* Goal *
Produce an exact copy of all the data below, dropping every image.

* Supplied material *
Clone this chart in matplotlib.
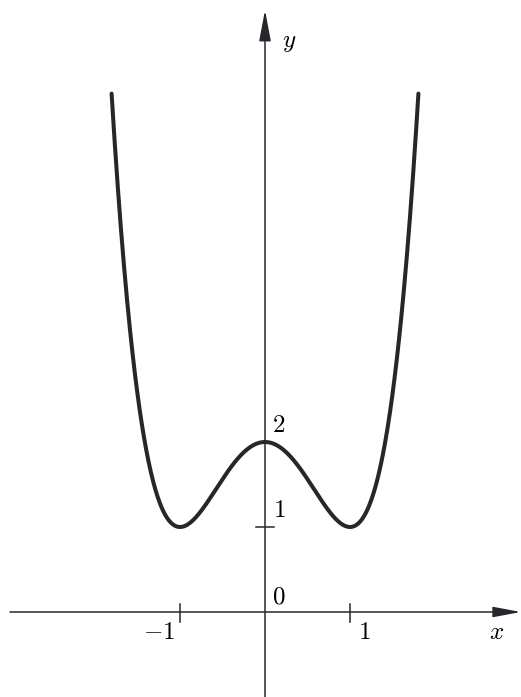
import matplotlib
matplotlib.use("Agg")
import matplotlib.pyplot as plt
import numpy as np

# curve y = x^4 - 2x^2 + 2, coefficients highest power first
coeffs = [1, 0, -2, 0, 2]
x_range = [-1.805, 1.805]
x_ticks = [-1, 1]
x_tick_labels = [r'$-1$', r'$1$']
y_ticks = [1]
y_tick_labels = [r'$1$']

plt.rcParams['mathtext.fontset'] = 'cm'
plt.rcParams['font.family'] = 'serif'

fig = plt.figure(figsize=(5.21, 6.97), dpi=100)
ax = fig.add_axes([0, 0, 1, 1])
ax.set_xlim(-3.118, 3.012)
ax.set_ylim(-1.0, 7.2)
ax.axis('off')

ink = '#26262c'

# axes with arrows
ax.annotate('', xy=(3.01, 0), xytext=(-3.0, 0),
            arrowprops=dict(arrowstyle='-|>,head_length=1.7,head_width=0.32',
                            mutation_scale=10, color=ink, lw=1.1,
                            shrinkA=0, shrinkB=0))
ax.annotate('', xy=(0, 7.08), xytext=(0, -1.0),
            arrowprops=dict(arrowstyle='-|>,head_length=1.9,head_width=0.36',
                            mutation_scale=10, color=ink, lw=1.1,
                            shrinkA=0, shrinkB=0))

# tick marks
for t in x_ticks:
    ax.plot([t, t], [-0.12, 0.1], color=ink, lw=1.1)
for t in y_ticks:
    ax.plot([-0.106, 0.106], [t, t], color=ink, lw=1.1)

# curve
xs = np.linspace(x_range[0], x_range[1], 400)
ax.plot(xs, np.polyval(coeffs, xs), color=ink, lw=2.9, solid_capstyle='round')

fs = 18
ax.text(0.08, 0.04, r'$0$', fontsize=fs, ha='left', va='bottom')
ax.text(-1.06, -0.11, x_tick_labels[0], fontsize=fs, ha='right', va='top')
ax.text(1.09, -0.11, x_tick_labels[1], fontsize=fs, ha='left', va='top')
ax.text(2.73, -0.24, r'$x$', fontsize=fs, ha='center', va='center')
ax.text(0.28, 6.7, r'$y$', fontsize=fs, ha='center', va='center')
ax.text(0.08, 2.06, r'$2$', fontsize=fs, ha='left', va='bottom')
ax.text(0.09, 1.06, y_tick_labels[0], fontsize=fs, ha='left', va='bottom')

fig.savefig('out.png', dpi=100, facecolor='white')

* Expected answer *
Clone this chart in matplotlib.
import matplotlib
matplotlib.use("Agg")
import matplotlib.pyplot as plt
import numpy as np

# curve y = x^4 - 2x^2 + 2, coefficients highest power first
coeffs = [1, 0, -2, 0, 2]
x_range = [-1.805, 1.805]
x_ticks = [-1, 1]
x_tick_labels = [r'$-1$', r'$1$']
y_ticks = [1]
y_tick_labels = [r'$1$']

plt.rcParams['mathtext.fontset'] = 'cm'
plt.rcParams['font.family'] = 'serif'

fig = plt.figure(figsize=(5.21, 6.97), dpi=100)
ax = fig.add_axes([0, 0, 1, 1])
ax.set_xlim(-3.118, 3.012)
ax.set_ylim(-1.0, 7.2)
ax.axis('off')

ink = '#26262c'

# axes with arrows
ax.annotate('', xy=(3.01, 0), xytext=(-3.0, 0),
            arrowprops=dict(arrowstyle='-|>,head_length=1.7,head_width=0.32',
                            mutation_scale=10, color=ink, lw=1.1,
                            shrinkA=0, shrinkB=0))
ax.annotate('', xy=(0, 7.08), xytext=(0, -1.0),
            arrowprops=dict(arrowstyle='-|>,head_length=1.9,head_width=0.36',
                            mutation_scale=10, color=ink, lw=1.1,
                            shrinkA=0, shrinkB=0))

# tick marks
for t in x_ticks:
    ax.plot([t, t], [-0.12, 0.1], color=ink, lw=1.1)
for t in y_ticks:
    ax.plot([-0.106, 0.106], [t, t], color=ink, lw=1.1)

# curve
xs = np.linspace(x_range[0], x_range[1], 400)
ax.plot(xs, np.polyval(coeffs, xs), color=ink, lw=2.9, solid_capstyle='round')

fs = 18
ax.text(0.08, 0.04, r'$0$', fontsize=fs, ha='left', va='bottom')
ax.text(-1.06, -0.11, x_tick_labels[0], fontsize=fs, ha='right', va='top')
ax.text(1.09, -0.11, x_tick_labels[1], fontsize=fs, ha='left', va='top')
ax.text(2.73, -0.24, r'$x$', fontsize=fs, ha='center', va='center')
ax.text(0.28, 6.7, r'$y$', fontsize=fs, ha='center', va='center')
ax.text(0.08, 2.06, r'$2$', fontsize=fs, ha='left', va='bottom')
ax.text(0.09, 1.06, y_tick_labels[0], fontsize=fs, ha='left', va='bottom')

fig.savefig('out.png', dpi=100, facecolor='white')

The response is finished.